Co byłoby gdyby wały zostały przerwane dziś?
- Rozmiar strat byłby nieobliczalny! - twierdzi Wrycza. - Niestety, decyzje o rozpoczęciu budowy lodołamaczy zawsze zapadały dopiero po tragedii. Tak było m.in. w 1956 r., kiedy dopiero po fakcie postanowiono wybudować lodołamacz. W ten sposób powstał Lampart.
- Polska bogata, zapłaci za wszystko - za głupotę, za brak wiedzy, za narażanie społeczności nadwiślańskiej na zagrożenie… - rozkłada ręce referent. - Jestem ciekawy kiedy Wisła obudzi wszystkich śpiących, kiedy da im nauczkę. Ludzie odpowiedzialni za bezpieczeństwo powinni dostrzec w końcu problem. Dziś sytuacja wygląda tak, jakby w całym województwie pomorskim zlikwidowano straż pożarną.
„Lampart” - ostatni kot Wisły
Tadeusz Wrycza, oprócz tego, że gorący zwolennik powrotu do łask lodołamaczy, jest także jednym z tych, którzy walczą o przejęcie spornego w ostatnim czasie „Lamparta”. W 1982 r. na złom został pocięty „Jaguar”, w 1984 r. podobny los spotkał „Żbika”. Powstały pod koniec lat 50. lodołamacz „Lampart” jest więc dziś najstarszym lodołamaczem zbudowanym na zlecenie polskiego armatora. Ostatnio jest także przedmiotem dyskusji takich stowarzyszeń, jak Towarzystwo Miłośników Ziemi Tczewskiej, Stowarzyszenie Dorzecza Dolnej Wisły „Wisła” i Zrzeszenie Kaszubsko-Pomorskie. Wszyscy oni chcieliby przejąć „Lamparta” od Przedsiębiorstwa Budownictwa Wodnego i przerobić go na pływające muzeum lub statek wycieczkowy. Taka atrakcja byłaby jedną z wizytówek Tczewa.

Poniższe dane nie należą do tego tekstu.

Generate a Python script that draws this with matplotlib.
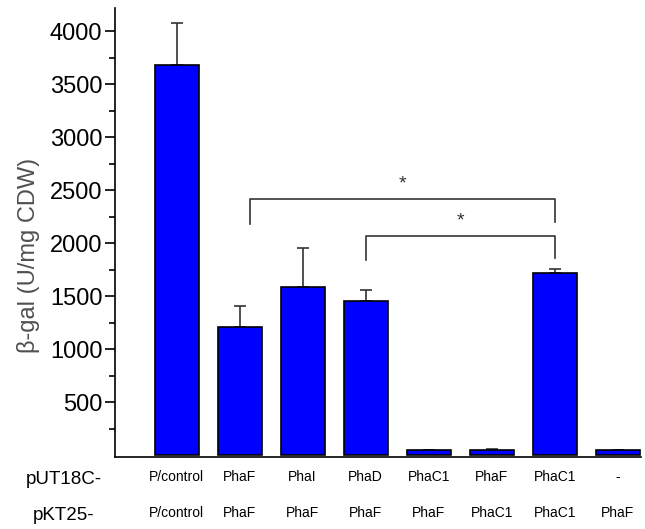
import matplotlib.pyplot as plt
import numpy as np

plt.rcParams['font.family'] = ['Liberation Sans', 'DejaVu Sans']

put18c = ['P/control', 'PhaF', 'PhaI', 'PhaD', 'PhaC1', 'PhaF', 'PhaC1', '-']
pkt25 = ['P/control', 'PhaF', 'PhaF', 'PhaF', 'PhaF', 'PhaC1', 'PhaC1', 'PhaF']
values = [3680, 1210, 1590, 1450, 45, 45, 1720, 45]
errors = [400, 195, 365, 110, 0, 12, 38, 0]

# significance brackets: (left bar, right bar, top, left leg end, right leg end)
brackets = [(1, 6, 2415, 2180, 2200), (3, 6, 2066, 1840, 1860)]

fig = plt.figure(figsize=(6.45, 5.29), dpi=100)
ax = fig.add_axes([0.178, 0.136, 0.816, 0.849])

x = np.arange(len(values))
ax.bar(x, values, width=0.7, color='#0000ff', edgecolor='black', linewidth=1.2, zorder=2)
ax.errorbar(x, values, yerr=[np.zeros(len(errors)), errors], fmt='none',
            ecolor='#333333', elinewidth=1.2, capsize=4, capthick=1.2, zorder=1)

for i, (a, b, top, la, lb) in enumerate(brackets):
    xa = a + (0.16 if i == 0 else 0)
    ax.plot([xa, xa, b, b], [la, top, top, lb], color='#333333', lw=1.2)
    ax.text((xa + b) / 2, top + 60, '*', ha='center', va='bottom', fontsize=14, color='#333333')

ax.set_xlim(-0.98, 7.37)
ax.set_ylim(-19, 4221)
ax.set_yticks(np.arange(500, 4001, 500))
ax.set_yticks(np.arange(250, 4001, 250), minor=True)
ax.tick_params(axis='y', which='major', labelsize=17, length=7, width=1.2, pad=2)
ax.tick_params(axis='y', which='minor', length=4, width=1.2)
ax.set_xticks([])
ax.spines['top'].set_visible(False)
ax.spines['right'].set_visible(False)
ax.spines['left'].set_linewidth(1.2)
ax.spines['bottom'].set_linewidth(1.2)
ax.set_ylabel('β-gal (U/mg CDW)', fontsize=17, color='#505050')
ax.yaxis.set_label_coords(-0.143, 0.45)

for xi, (t1, t2) in enumerate(zip(put18c, pkt25)):
    ax.annotate(t1, (xi, 0), xytext=(0, -14.4), textcoords='offset points', xycoords=('data', 'axes fraction'),
                ha='center', va='center', fontsize=10)
    ax.annotate(t2, (xi, 0), xytext=(0, -40.3), textcoords='offset points', xycoords=('data', 'axes fraction'),
                ha='center', va='center', fontsize=10)
fig.text(64 / 645, 1 - 479 / 529, 'pUT18C-', ha='center', va='center', fontsize=13.5)
fig.text(64 / 645, 1 - 515 / 529, 'pKT25-', ha='center', va='center', fontsize=13.5)

fig.savefig('out.png', dpi=100)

Problemem tradycyjnie są pieniądze. PBW nie jest skore do oddania statku ani za symboliczną złotówkę, ani nawet po zaniżonej cenie (a ta wynosi 120 tys. zł - miasto nie stać na taki wydatek). Członkowie stowarzyszeń niecierpliwią się tym bardziej, że „Lampart” nie jest w ogóle używany.
Co jeszcze na wystawie?
Na wernisaż wystawy fotografii Cezarego Jakubowskiego przybyli m. in. marynarze, mechanicy, dawni i obecni. Także Zygfryd Wesołowski - I kapitan lodołamacza „Lampart” i Józef Lamka - I kapitan lodołamacza „Tur”, a także obecni kapitanowie lodołamaczy.
Wystawę uzupełniają eksponaty z Centralnego Muzeum Morskiego w Gdańsku: piła do lodu, łopata do lodu, siekiera do lodu oraz modele lodołamaczy. Poza tym pamiątki oraz dokumenty, które są własnością Tadeusza Wryczy.
Organizatorami wystawy są - obok Centrum Wystawienniczego - Gdańskie Towarzystwo Fotograficzne oraz Stowarzyszenie Lastadia.